Do you want to keep more than one fish in your tank? Not all fish make great tank mates for betta. Betta can be territorial, so don't add another betta to the tank, especially if they are both males. (Note the exception in the section above for times when you might want to breed your betta fish.)

Instead, look for gentle, bottom-dwelling tank mates, like a kuhli loach, ghost shrimp, snails, African dwarf frogs, or corydoras catfish. Corydoras catfish need to be kept in groups, so make sure your tank is large enough to support them. If you really want to add fish, do your research to find compatible ones, like little Tetras or small Rasboras. Avoid more aggressive fish that might bite your betta's fragile fins. Examples of more aggressive fish that won't play nice with betta include cichlids, gouramis, and tiger barbs.


Playing Games with Your Betta

Did you know betta like to play games? You can help your fish stay entertained and happy by playing games and even teaching them tricks. Watching your tiny fish respond to your commands can be fun for both of you!

1. Ball Pits

Create a ball pit that your betta can play with using Betta Beads. Your betta will love foraging in the beads for treats and swimming through them.

2. Hoops and Treats

You can also create a hoop with a pipe cleaner and encourage your betta to swim through it for a treat.

3. Teaching Tricks

Use fish food when teaching your betta tricks (be careful not to overfeed them). Start with getting them to "come," just like your dog! First, put your finger near the surface of the water. As your fish approaches, drop a little food into the water to encourage them. Once your fish regularly responds to your finger, you can try other tricks, like teaching him to leap out of the water for a hand-fed treat.

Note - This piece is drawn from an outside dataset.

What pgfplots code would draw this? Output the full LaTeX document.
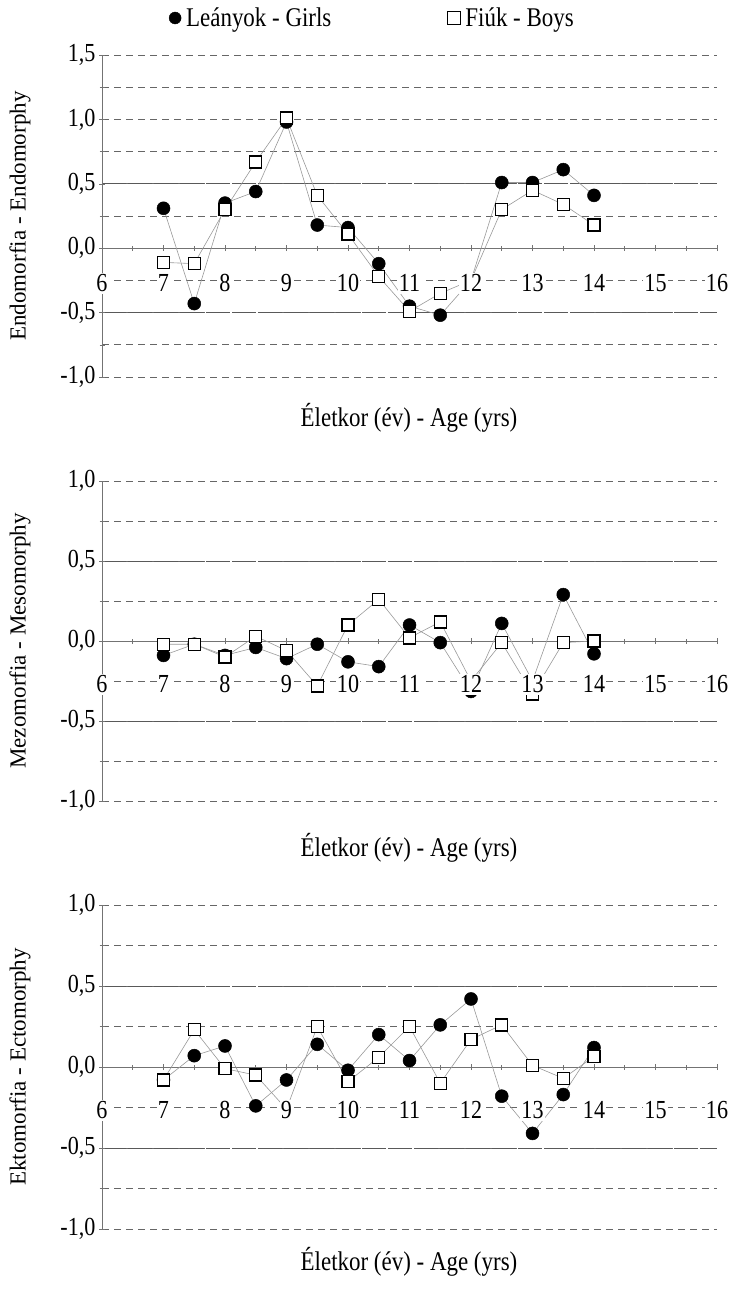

To teach your fish to "jump," start by ensuring that he regularly responds to hand-feeding without hesitation. Then gradually lift the pellet above the surface, a little higher each time, until they leap for the food. (Just don't forget to put the tank lid back on securely when you're done!)

Remember that tricks take time to learn. Spend about five to 10 minutes a day on tricks, so neither of you get bored or frustrated, and don't overfeed your fish.

As you can see, caring for a betta can be so rewarding. Not only is this fish beautiful, but you'll have a gentle companion that can even be taught to do tricks. Setting up the tank may take a little time, but it's well worth the investment.